Questa volta per il nuovo album “He Poos Clouds“, Pallett, già collaboratore di Arcade Fire, basta ascoltare per capire perché!, si avvale della collaborazione di un quartetto d’archi, di un pianista e di un percussionista. Un vero e proprio ensemble di musica da camera, aumentato.
Appare chiaro sin dal primo ascolto che il maggior pregio di Owen è la capacità di scrivere melodie accattivanti che scorrono su arrangiamenti quantomeno singolari e, a volte, pericolosi per l’uso che fa dell’ensemble. C’è da esultare della pericolosità di Owen perché si sente sempre il bisogno che fra i musicisti più giovani qualcuno si lanci senza paracadute nel mondo della scrittura delle canzoni e Pallett gioca bene la sua scommessa.
Il violinista, a metà strada fra gli Sparks di “Hello Young Lovers “, il cabaret mitteleuropeo e le canzoni di Weill e Brecht per Lotta Lenya, ha carpito il sapore di una certa cultura europea – come la musica dei fratelli Mael, The Sparks, d’altronde, che sono due losangelini alla ricerca di un cabaret futurista da top 40 – e il retaggio classico. Owen Pallettt Invece di restare involuto, come accade per molti giovani, se pur di talento, che passano la vita a scrollarsi di dosso le colpevolizzazioni dei proprio studi classici, pare essersi buttato a capofitto nella scrittura, senza troppe preoccupazioni, sulla base delle sue capacità piccole o grandi che siano.
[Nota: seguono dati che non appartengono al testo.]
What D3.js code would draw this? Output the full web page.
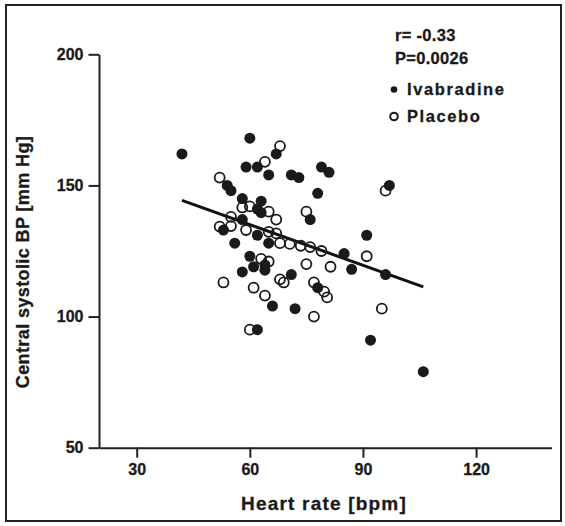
<!DOCTYPE html>
<html>
<head>
<meta charset="utf-8">
<script src="https://cdn.jsdelivr.net/npm/d3@7"></script>
<style>
  html, body { margin: 0; padding: 0; background: #fff; }
  svg text { font-family: "Liberation Sans", Arial, sans-serif; font-weight: bold; fill: #1a1a1a; stroke: #1a1a1a; stroke-width: 0.3px; }
</style>
</head>
<body>
<div id="chart"></div>
<script>
// Données
const ivaHR = [42, 60, 67, 59, 62, 65, 71, 73, 79, 81, 54, 55, 78, 97, 58, 63, 62, 63, 76, 58,
  53, 62, 56, 65, 60, 61, 64, 64, 58, 71, 78, 66, 72, 62, 85, 87, 96, 91, 92, 106];
const ivaBP = [162, 168, 162, 157, 157, 154, 154, 153, 157, 155, 150, 148, 147, 150, 145, 144, 141, 139.6, 137, 137,
  133, 131, 128, 128, 123, 119, 119.7, 117.7, 117, 116, 111, 104, 103, 95, 124, 118, 116, 131, 91, 79];

const plaHR = [68, 64, 52, 96, 58, 60, 65, 75, 67, 55, 52, 55, 59, 65, 67, 68, 70.6, 73.5, 76, 79,
  63, 65, 75, 81.4, 68, 69, 53, 77, 61, 79.7, 80.5, 64, 77, 60, 91, 95];
const plaBP = [165, 159, 153, 148, 141.6, 142, 140, 140, 137, 138, 134.3, 134.5, 133, 132.3, 131.7, 128, 127.7, 127, 126.5, 125,
  122, 121, 120, 119, 114.2, 113, 113, 113, 111, 109.5, 107.3, 108, 100, 95, 123, 103];

// droite de régression
const fitHR = [42, 106];
const fitBP = [144.3, 111.3];

const xTicks = [30, 60, 90, 120];
const yTicks = [50, 100, 150, 200];
const statLines = ["r= -0.33", "P=0.0026"];
const legendLabels = ["Ivabradine", "Placebo"];

const width = 565, height = 526;

const svg = d3.select("#chart")
  .append("svg")
  .attr("width", width)
  .attr("height", height);

// cadre
svg.append("rect")
  .attr("x", 6).attr("y", 5)
  .attr("width", 555).attr("height", 516)
  .attr("fill", "none")
  .attr("stroke", "#222")
  .attr("stroke-width", 2);

const xScale = d3.scaleLinear().domain([20, 140]).range([99, 551.5]);
const yScale = d3.scaleLinear().domain([50, 200]).range([447.7, 54.3]);

// Axe X
const xAxis = svg.append("g")
  .attr("transform", `translate(0,${yScale(50)})`)
  .call(d3.axisBottom(xScale).tickValues(xTicks).tickSize(10).tickSizeOuter(0).tickPadding(6));

// Axe Y
const yAxis = svg.append("g")
  .attr("transform", `translate(${xScale(20)},0)`)
  .call(d3.axisLeft(yScale).tickValues(yTicks).tickSize(10.5).tickSizeOuter(0).tickPadding(5));

[xAxis, yAxis].forEach(g => {
  g.selectAll("path, line").attr("stroke", "#222").attr("stroke-width", 2);
  g.selectAll("text")
    .style("font-size", "16px")
    .style("font-family", "'Liberation Sans', Arial, sans-serif")
    .style("font-weight", "bold")
    .attr("fill", "#1a1a1a");
});

// Titres des axes
svg.append("text")
  .attr("x", 324)
  .attr("y", 510)
  .attr("text-anchor", "middle")
  .style("font-size", "19px")
  .style("letter-spacing", "1.2px")
  .text("Heart rate [bpm]");

svg.append("text")
  .attr("transform", `translate(29,262) rotate(-90)`)
  .attr("text-anchor", "middle")
  .style("font-size", "18px")
  .style("letter-spacing", "0.4px")
  .text("Central systolic BP [mm Hg]");

// Droite de régression
svg.append("line")
  .attr("x1", xScale(fitHR[0])).attr("y1", yScale(fitBP[0]))
  .attr("x2", xScale(fitHR[1])).attr("y2", yScale(fitBP[1]))
  .attr("stroke", "#111")
  .attr("stroke-width", 3);

// Points placebo (cercles vides)
svg.append("g")
  .selectAll("circle")
  .data(plaHR.map((d, i) => [d, plaBP[i]]))
  .join("circle")
  .attr("cx", d => xScale(d[0]))
  .attr("cy", d => yScale(d[1]))
  .attr("r", 5)
  .attr("fill", "#fff")
  .attr("fill-opacity", 0)
  .attr("stroke", "#1a1a1a")
  .attr("stroke-width", 1.8);

// Points ivabradine (disques pleins)
svg.append("g")
  .selectAll("circle")
  .data(ivaHR.map((d, i) => [d, ivaBP[i]]))
  .join("circle")
  .attr("cx", d => xScale(d[0]))
  .attr("cy", d => yScale(d[1]))
  .attr("r", 5.5)
  .attr("fill", "#1a1a1a");

// Statistiques et légende
svg.selectAll(".stat")
  .data(statLines)
  .join("text")
  .attr("class", "stat")
  .attr("x", 395)
  .attr("y", (d, i) => 41 + i * 23)
  .style("font-size", "16.5px")
  .style("letter-spacing", "0.3px")
  .text(d => d);

const legend = svg.append("g").attr("transform", "translate(390,0)");
legend.append("circle")
  .attr("cx", 4).attr("cy", 89.5).attr("r", 3.3)
  .attr("fill", "#1a1a1a");
legend.append("circle")
  .attr("cx", 4).attr("cy", 116.5).attr("r", 3.8)
  .attr("fill", "none")
  .attr("stroke", "#1a1a1a")
  .attr("stroke-width", 2);
legend.selectAll(".leg")
  .data(legendLabels)
  .join("text")
  .attr("class", "leg")
  .attr("x", 17)
  .attr("y", (d, i) => 94.5 + i * 27.3)
  .style("font-size", "16.5px")
  .style("letter-spacing", "1.6px")
  .text(d => d);
</script>
</body>
</html>
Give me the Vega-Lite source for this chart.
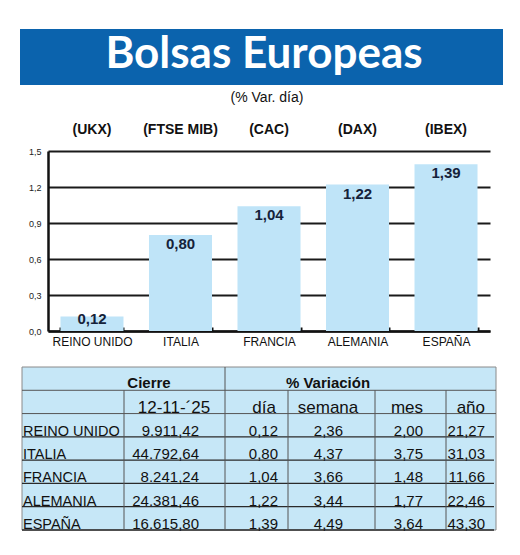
{
  "$schema": "https://vega.github.io/schema/vega-lite/v6.json",
  "background": "white",
  "padding": {"left": 20, "top": 29, "right": 0, "bottom": 0},
  "bounds": "flush",
  "spacing": 36,
  "datasets": {
    "bolsas": [
      {"pais": "REINO UNIDO", "ticker": "UKX", "cierre": 9911.42, "dia": 0.12, "semana": 2.36, "mes": 2.00, "ano": 21.27},
      {"pais": "ITALIA", "ticker": "FTSE MIB", "cierre": 44792.64, "dia": 0.80, "semana": 4.37, "mes": 3.75, "ano": 31.03},
      {"pais": "FRANCIA", "ticker": "CAC", "cierre": 8241.24, "dia": 1.04, "semana": 3.66, "mes": 1.48, "ano": 11.66},
      {"pais": "ALEMANIA", "ticker": "DAX", "cierre": 24381.46, "dia": 1.22, "semana": 3.44, "mes": 1.77, "ano": 22.46},
      {"pais": "ESPAÑA", "ticker": "IBEX", "cierre": 16615.80, "dia": 1.39, "semana": 4.49, "mes": 3.64, "ano": 43.30}
    ]
  },
  "vconcat": [
    {
      "width": 442,
      "height": 86,
      "data": {"values": [{"titulo": "Bolsas Europeas", "subtitulo": "(% Var. día)"}]},
      "layer": [
        {
          "mark": {"type": "rect", "color": "#0b63ad"},
          "encoding": {
            "x": {"datum": 20, "type": "quantitative", "scale": {"domain": [48, 490], "nice": false, "zero": false}, "axis": null},
            "x2": {"datum": 503},
            "y": {"datum": 29, "type": "quantitative", "scale": {"domain": [29, 115], "reverse": true, "nice": false, "zero": false}, "axis": null},
            "y2": {"datum": 85}
          }
        },
        {
          "mark": {"type": "text", "font": "Lato", "fontWeight": "bold", "fontSize": 44, "color": "white", "baseline": "alphabetic"},
          "encoding": {
            "x": {"datum": 264, "type": "quantitative"},
            "y": {"datum": 68, "type": "quantitative"},
            "text": {"field": "titulo"}
          }
        },
        {
          "mark": {"type": "text", "font": "Liberation Sans", "fontSize": 14, "color": "#111", "baseline": "alphabetic"},
          "encoding": {
            "x": {"datum": 267, "type": "quantitative"},
            "y": {"datum": 102, "type": "quantitative"},
            "text": {"field": "subtitulo"}
          }
        }
      ]
    },
    {
      "width": 442,
      "height": 180,
      "data": {"name": "bolsas"},
      "layer": [
        {
          "mark": {"type": "bar", "color": "#bfe4f8"},
          "encoding": {
            "x": {
              "field": "pais", "type": "nominal", "sort": null,
              "scale": {"paddingInner": 0.288, "paddingOuter": 0.141},
              "axis": {
                "orient": "bottom", "title": null, "labelAngle": 0,
                "labelFont": "Liberation Sans", "labelFontSize": 12, "labelColor": "#111", "labelPadding": 9,
                "domainColor": "#111", "domainWidth": 2.5,
                "tickBand": "extent", "tickSize": -4, "tickWidth": 2, "tickColor": "#111"
              }
            },
            "y": {
              "field": "dia", "type": "quantitative",
              "scale": {"domain": [0, 1.5], "nice": false},
              "axis": {
                "values": [0, 0.3, 0.6, 0.9, 1.2, 1.5], "tickCount": 10, "format": ".1f", "title": null,
                "grid": true, "gridColor": "#1a1a1a", "gridWidth": 2, "gridOpacity": 1,
                "domainColor": "#111", "domainWidth": 2.5, "ticks": false,
                "labelFont": "Liberation Sans", "labelFontSize": 9, "labelColor": "#222", "labelPadding": 7
              }
            }
          }
        },
        {
          "mark": {"type": "text", "baseline": "top", "dy": 2, "font": "Liberation Sans", "fontWeight": "bold", "fontSize": 15, "color": "#15223a"},
          "encoding": {
            "x": {
              "field": "ticker", "type": "nominal", "sort": null,
              "scale": {"type": "band", "paddingInner": 0.288, "paddingOuter": 0.141},
              "axis": {
                "orient": "top", "title": null, "domain": false, "ticks": false, "labelAngle": 0,
                "labelExpr": "'(' + datum.label + ')'",
                "labelFont": "Liberation Sans", "labelFontWeight": "bold", "labelFontSize": 14, "labelColor": "#111", "labelPadding": 15
              }
            },
            "y": {"field": "dia", "type": "quantitative"},
            "text": {"condition": {"test": "datum.dia < 0.2", "value": ""}, "field": "dia", "type": "quantitative", "format": ".2f"}
          }
        },
        {
          "mark": {"type": "text", "baseline": "top", "dy": -5, "font": "Liberation Sans", "fontWeight": "bold", "fontSize": 15, "color": "#15223a"},
          "encoding": {
            "x": {
              "field": "ticker", "type": "nominal", "sort": null,
              "scale": {"type": "band", "paddingInner": 0.288, "paddingOuter": 0.141},
              "axis": null
            },
            "y": {"field": "dia", "type": "quantitative"},
            "text": {"condition": {"test": "datum.dia >= 0.2", "value": ""}, "field": "dia", "type": "quantitative", "format": ".2f"}
          }
        }
      ],
      "resolve": {"scale": {"x": "independent"}, "axis": {"x": "independent"}}
    },
    {
      "width": 442,
      "height": 163,
      "layer": [
        {
          "data": {"values": [{}]},
          "mark": {"type": "rect", "color": "#c6e7f7", "stroke": "#8a8a8a", "strokeWidth": 1},
          "encoding": {
            "x": {"datum": 22, "type": "quantitative", "scale": {"domain": [48, 490], "nice": false, "zero": false}, "axis": null},
            "x2": {"datum": 496},
            "y": {"value": 0},
            "y2": {"value": "height"}
          }
        },
        {
          "data": {"values": [{}]},
          "mark": {"type": "rule", "color": "#555", "strokeWidth": 1},
          "encoding": {
            "x": {"datum": 22, "type": "quantitative"},
            "x2": {"datum": 496},
            "y": {"datum": "h1", "type": "nominal", "bandPosition": 1, "scale": {"type": "band", "domain": ["h1", "h2", "REINO UNIDO", "ITALIA", "FRANCIA", "ALEMANIA", "ESPAÑA"], "paddingInner": 0, "paddingOuter": 0}, "axis": null}
          }
        },
        {
          "data": {"values": [{}]},
          "mark": {"type": "rule", "color": "#555", "strokeWidth": 1},
          "encoding": {
            "x": {"datum": 22, "type": "quantitative"},
            "x2": {"datum": 496},
            "y": {"datum": "h2", "type": "nominal", "bandPosition": 1}
          }
        },
        {
          "data": {"name": "bolsas"},
          "mark": {"type": "rule", "color": "#2a2a2a", "strokeWidth": 1.3},
          "encoding": {
            "x": {"datum": 22, "type": "quantitative"},
            "x2": {"datum": 494},
            "y": {"field": "pais", "type": "nominal", "bandPosition": 1}
          }
        },
        {
          "data": {"values": [{}]},
          "mark": {"type": "rule", "color": "#555", "strokeWidth": 1},
          "encoding": {
            "x": {"datum": 225, "type": "quantitative"},
            "y": {"value": 0},
            "y2": {"value": "height"}
          }
        },
        {
          "data": {"values": [{}]},
          "mark": {"type": "rule", "color": "#555", "strokeWidth": 1},
          "encoding": {
            "x": {"datum": 124, "type": "quantitative"},
            "y": {"datum": "h2", "type": "nominal", "bandPosition": 0},
            "y2": {"value": "height"}
          }
        },
        {
          "data": {"values": [{}]},
          "mark": {"type": "rule", "color": "#555", "strokeWidth": 1},
          "encoding": {
            "x": {"datum": 288, "type": "quantitative"},
            "y": {"datum": "h2", "type": "nominal", "bandPosition": 0},
            "y2": {"value": "height"}
          }
        },
        {
          "data": {"values": [{}]},
          "mark": {"type": "rule", "color": "#555", "strokeWidth": 1},
          "encoding": {
            "x": {"datum": 375, "type": "quantitative"},
            "y": {"datum": "h2", "type": "nominal", "bandPosition": 0},
            "y2": {"value": "height"}
          }
        },
        {
          "data": {"values": [{}]},
          "mark": {"type": "rule", "color": "#555", "strokeWidth": 1},
          "encoding": {
            "x": {"datum": 446, "type": "quantitative"},
            "y": {"datum": "h2", "type": "nominal", "bandPosition": 0},
            "y2": {"value": "height"}
          }
        },
        {
          "data": {"values": [{}]},
          "mark": {"type": "text", "font": "Liberation Sans", "fontWeight": "bold", "fontSize": 15, "color": "#111", "baseline": "alphabetic", "dy": -2},
          "encoding": {
            "x": {"datum": 149, "type": "quantitative"},
            "y": {"datum": "h1", "type": "nominal", "bandPosition": 1},
            "text": {"value": "Cierre"}
          }
        },
        {
          "data": {"values": [{}]},
          "mark": {"type": "text", "font": "Liberation Sans", "fontWeight": "bold", "fontSize": 15, "color": "#111", "baseline": "alphabetic", "dy": -2},
          "encoding": {
            "x": {"datum": 328, "type": "quantitative"},
            "y": {"datum": "h1", "type": "nominal", "bandPosition": 1},
            "text": {"value": "% Variación"}
          }
        },
        {
          "data": {"values": [{}]},
          "mark": {"type": "text", "font": "Liberation Sans", "fontSize": 17, "color": "#111", "baseline": "alphabetic", "dy": -1},
          "encoding": {
            "x": {"datum": 174, "type": "quantitative"},
            "y": {"datum": "h2", "type": "nominal", "bandPosition": 1},
            "text": {"value": "12-11-´25"}
          }
        },
        {
          "data": {"values": [{}]},
          "mark": {"type": "text", "font": "Liberation Sans", "fontSize": 17, "color": "#111", "baseline": "alphabetic", "align": "right", "dy": -1},
          "encoding": {
            "x": {"datum": 276, "type": "quantitative"},
            "y": {"datum": "h2", "type": "nominal", "bandPosition": 1},
            "text": {"value": "día"}
          }
        },
        {
          "data": {"values": [{}]},
          "mark": {"type": "text", "font": "Liberation Sans", "fontSize": 17, "color": "#111", "baseline": "alphabetic", "dy": -1},
          "encoding": {
            "x": {"datum": 328, "type": "quantitative"},
            "y": {"datum": "h2", "type": "nominal", "bandPosition": 1},
            "text": {"value": "semana"}
          }
        },
        {
          "data": {"values": [{}]},
          "mark": {"type": "text", "font": "Liberation Sans", "fontSize": 17, "color": "#111", "baseline": "alphabetic", "align": "right", "dy": -1},
          "encoding": {
            "x": {"datum": 423, "type": "quantitative"},
            "y": {"datum": "h2", "type": "nominal", "bandPosition": 1},
            "text": {"value": "mes"}
          }
        },
        {
          "data": {"values": [{}]},
          "mark": {"type": "text", "font": "Liberation Sans", "fontSize": 17, "color": "#111", "baseline": "alphabetic", "align": "right", "dy": -1},
          "encoding": {
            "x": {"datum": 485, "type": "quantitative"},
            "y": {"datum": "h2", "type": "nominal", "bandPosition": 1},
            "text": {"value": "año"}
          }
        },
        {
          "data": {"name": "bolsas"},
          "mark": {"type": "text", "font": "Liberation Sans", "fontSize": 14.5, "color": "#111", "baseline": "alphabetic", "align": "left", "dy": -1},
          "encoding": {
            "x": {"datum": 23, "type": "quantitative"},
            "y": {"field": "pais", "type": "nominal", "bandPosition": 1},
            "text": {"field": "pais"}
          }
        },
        {
          "data": {"name": "bolsas"},
          "mark": {"type": "text", "font": "Liberation Sans", "fontSize": 15, "color": "#111", "baseline": "alphabetic", "align": "right", "dy": -1},
          "encoding": {
            "x": {"datum": 199, "type": "quantitative"},
            "y": {"field": "pais", "type": "nominal", "bandPosition": 1},
            "text": {"field": "cierre", "type": "quantitative", "format": ",.2f"}
          }
        },
        {
          "data": {"name": "bolsas"},
          "mark": {"type": "text", "font": "Liberation Sans", "fontSize": 15, "color": "#111", "baseline": "alphabetic", "align": "right", "dy": -1},
          "encoding": {
            "x": {"datum": 278, "type": "quantitative"},
            "y": {"field": "pais", "type": "nominal", "bandPosition": 1},
            "text": {"field": "dia", "type": "quantitative", "format": ".2f"}
          }
        },
        {
          "data": {"name": "bolsas"},
          "mark": {"type": "text", "font": "Liberation Sans", "fontSize": 15, "color": "#111", "baseline": "alphabetic", "align": "right", "dy": -1},
          "encoding": {
            "x": {"datum": 343, "type": "quantitative"},
            "y": {"field": "pais", "type": "nominal", "bandPosition": 1},
            "text": {"field": "semana", "type": "quantitative", "format": ".2f"}
          }
        },
        {
          "data": {"name": "bolsas"},
          "mark": {"type": "text", "font": "Liberation Sans", "fontSize": 15, "color": "#111", "baseline": "alphabetic", "align": "right", "dy": -1},
          "encoding": {
            "x": {"datum": 423, "type": "quantitative"},
            "y": {"field": "pais", "type": "nominal", "bandPosition": 1},
            "text": {"field": "mes", "type": "quantitative", "format": ".2f"}
          }
        },
        {
          "data": {"name": "bolsas"},
          "mark": {"type": "text", "font": "Liberation Sans", "fontSize": 15, "color": "#111", "baseline": "alphabetic", "align": "right", "dy": -1},
          "encoding": {
            "x": {"datum": 485, "type": "quantitative"},
            "y": {"field": "pais", "type": "nominal", "bandPosition": 1},
            "text": {"field": "ano", "type": "quantitative", "format": ".2f"}
          }
        }
      ]
    }
  ],
  "config": {
    "view": {"stroke": null},
    "font": "Liberation Sans",
    "locale": {
      "number": {"decimal": ",", "thousands": ".", "grouping": [3], "currency": ["", " €"]}
    }
  }
}
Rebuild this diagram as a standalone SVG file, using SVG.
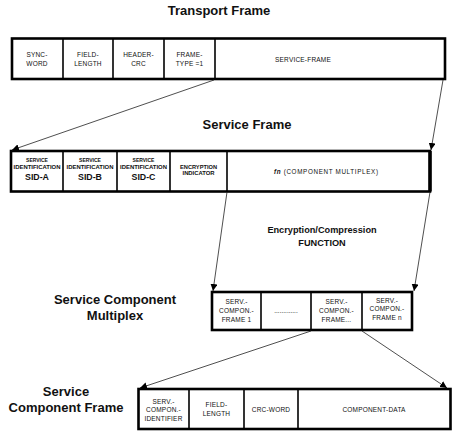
<svg xmlns="http://www.w3.org/2000/svg" width="459" height="440" viewBox="0 0 459 440">
<defs>
<marker id="ah" markerUnits="userSpaceOnUse" markerWidth="8" markerHeight="7" refX="7" refY="3.5" orient="auto">
<path d="M0,0 L7,3.5 L0,7 z" fill="#000"/>
</marker>
<style>
text{font-family:"Liberation Sans",Arial,sans-serif;fill:#111;text-anchor:middle}
.title{font-size:13px;font-weight:bold}
.sub{font-size:9.2px;font-weight:bold}
.c{font-size:6.5px;letter-spacing:0.2px}
.sm{font-size:5px;font-weight:bold}
.sid{font-size:8.8px;font-weight:bold}
.outer{fill:#fff;stroke:#000;stroke-width:2.6}
.div{stroke:#000;stroke-width:1.6}
.conn{stroke:#222;stroke-width:0.8;fill:none;marker-end:url(#ah)}
</style>
</defs>
<rect width="459" height="440" fill="#fff"/>

<text class="title" x="219" y="14.5">Transport Frame</text>
<text class="title" x="247" y="128.5">Service Frame</text>
<text class="sub" x="322" y="232.5">Encryption/Compression</text>
<text class="sub" x="322" y="245.5">FUNCTION</text>
<text class="title" x="115" y="304">Service Component</text>
<text class="title" x="115" y="319.5">Multiplex</text>
<text class="title" x="66" y="395.5">Service</text>
<text class="title" x="66" y="411.5">Component Frame</text>

<g id="transport-frame">
<rect class="outer" x="12" y="38.5" width="433" height="40.5"/>
<line class="div" x1="63" y1="38.5" x2="63" y2="79"/>
<line class="div" x1="113" y1="38.5" x2="113" y2="79"/>
<line class="div" x1="164" y1="38.5" x2="164" y2="79"/>
<line class="div" x1="215" y1="38.5" x2="215" y2="79"/>
<text class="c" x="37" y="56.5">SYNC-</text>
<text class="c" x="37" y="65.5">WORD</text>
<text class="c" x="88" y="56.5">FIELD-</text>
<text class="c" x="88" y="65.5">LENGTH</text>
<text class="c" x="138.5" y="56.5">HEADER-</text>
<text class="c" x="138.5" y="65.5">CRC</text>
<text class="c" x="189.5" y="57">FRAME-</text>
<text class="c" x="189.5" y="66">TYPE =1</text>
<text class="c" x="303" y="61.5">SERVICE-FRAME</text>
</g>

<g id="service-frame">
<rect class="outer" x="11" y="151" width="419" height="40.5"/>
<line x1="430" y1="151" x2="430" y2="191.5" stroke="#000" stroke-width="3.5"/>
<line class="div" x1="63" y1="151" x2="63" y2="191.5"/>
<line class="div" x1="117" y1="151" x2="117" y2="191.5"/>
<line class="div" x1="170" y1="151" x2="170" y2="191.5"/>
<line class="div" x1="227" y1="151" x2="227" y2="191.5"/>
<text class="sm" x="37" y="162">SERVICE</text>
<text class="sm" x="37" y="169" textLength="47" lengthAdjust="spacingAndGlyphs">IDENTIFICATION</text>
<text class="sid" x="37" y="179.5">SID-A</text>
<text class="sm" x="90" y="162">SERVICE</text>
<text class="sm" x="90" y="169" textLength="47" lengthAdjust="spacingAndGlyphs">IDENTIFICATION</text>
<text class="sid" x="90" y="179.5">SID-B</text>
<text class="sm" x="143.5" y="162">SERVICE</text>
<text class="sm" x="143.5" y="169" textLength="47" lengthAdjust="spacingAndGlyphs">IDENTIFICATION</text>
<text class="sid" x="143.5" y="179.5">SID-C</text>
<text class="sm" x="198.5" y="168.5" textLength="37" lengthAdjust="spacingAndGlyphs">ENCRYPTION</text>
<text class="sm" x="198.5" y="175" textLength="32" lengthAdjust="spacingAndGlyphs">INDICATOR</text>
<text x="326" y="173.5" font-size="6.3" textLength="104" lengthAdjust="spacing"><tspan font-weight="bold" font-style="italic">fn</tspan> (COMPONENT MULTIPLEX)</text>
</g>

<g id="service-component-multiplex">
<rect class="outer" x="212" y="292" width="200" height="38"/>
<line class="div" x1="261" y1="292" x2="261" y2="330"/>
<line class="div" x1="311" y1="292" x2="311" y2="330"/>
<line class="div" x1="362" y1="292" x2="362" y2="330"/>
<text class="c" x="236.5" y="304">SERV.-</text>
<text class="c" x="236.5" y="313">COMPON.-</text>
<text class="c" x="236.5" y="322">FRAME 1</text>
<text x="286" y="313" font-size="6.5" fill="#555">.............</text>
<text class="c" x="336.5" y="304">SERV.-</text>
<text class="c" x="336.5" y="313">COMPON.-</text>
<text class="c" x="336.5" y="322">FRAME...</text>
<text class="c" x="387" y="302.5">SERV.-</text>
<text class="c" x="387" y="311">COMPON.-</text>
<text class="c" x="387" y="319.5">FRAME n</text>
</g>

<g id="service-component-frame">
<rect class="outer" x="138.5" y="389" width="312" height="40"/>
<line class="div" x1="189" y1="389" x2="189" y2="429"/>
<line class="div" x1="244" y1="389" x2="244" y2="429"/>
<line class="div" x1="298" y1="389" x2="298" y2="429"/>
<text class="c" x="163.5" y="404">SERV.-</text>
<text class="c" x="163.5" y="412.3">COMPON.-</text>
<text class="c" x="163.5" y="421">IDENTIFIER</text>
<text class="c" x="216.5" y="407.3">FIELD-</text>
<text class="c" x="216.5" y="416">LENGTH</text>
<text class="c" x="271" y="411.7">CRC-WORD</text>
<text class="c" x="374" y="411.7">COMPONENT-DATA</text>
</g>

<g id="connectors">
<line class="conn" x1="214" y1="80" x2="12" y2="150"/>
<line class="conn" x1="443" y1="80" x2="431" y2="150"/>
<line class="conn" x1="227" y1="192" x2="213" y2="291"/>
<line class="conn" x1="430" y1="192" x2="414" y2="291"/>
<line class="conn" x1="311" y1="331" x2="140" y2="388"/>
<line class="conn" x1="362" y1="331" x2="447" y2="388"/>
</g>
</svg>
Ci sono in “He Poos Clouds” perciò brani che il musicista porta a termine particolarmente bene, come nel caso di “If i were a carp “, altri assolutamente sperimentali e altri ancora che non tengono per nulla conto della metodologia di scrittura tipica delle canzoni pop, universo a cui, ci pare poter affermare, Pallett vorrei, almeno provare, accedere.
Tutto “He poos clouds” mantiene una certa intimità e un certo rigore che affascina anche quando il violinista si azzarda per strade più aggressive. Più complesso da descriversi che non da ascoltare “He poos clouds “ di Owen Pallett si segnala per una certa incosciente lucidità, si ascoltino le tracce sete ed otto, “Song Song Song” e “Many Lives – 49 MP“ per valutare, e si fa notare come un album che, dotato di una attitudine giovane e contemporanea, potrebbe trovare spazio su quegli stessi palcoscenici che presentano concerti e programmi di Philip Galss o del Krons Quartet o di quanti come loro con un punto a favore di Pallett che è costituito dal suo coraggio di avventurarsi nel mondo della canzone, ben diverso da quello di sua provenienza.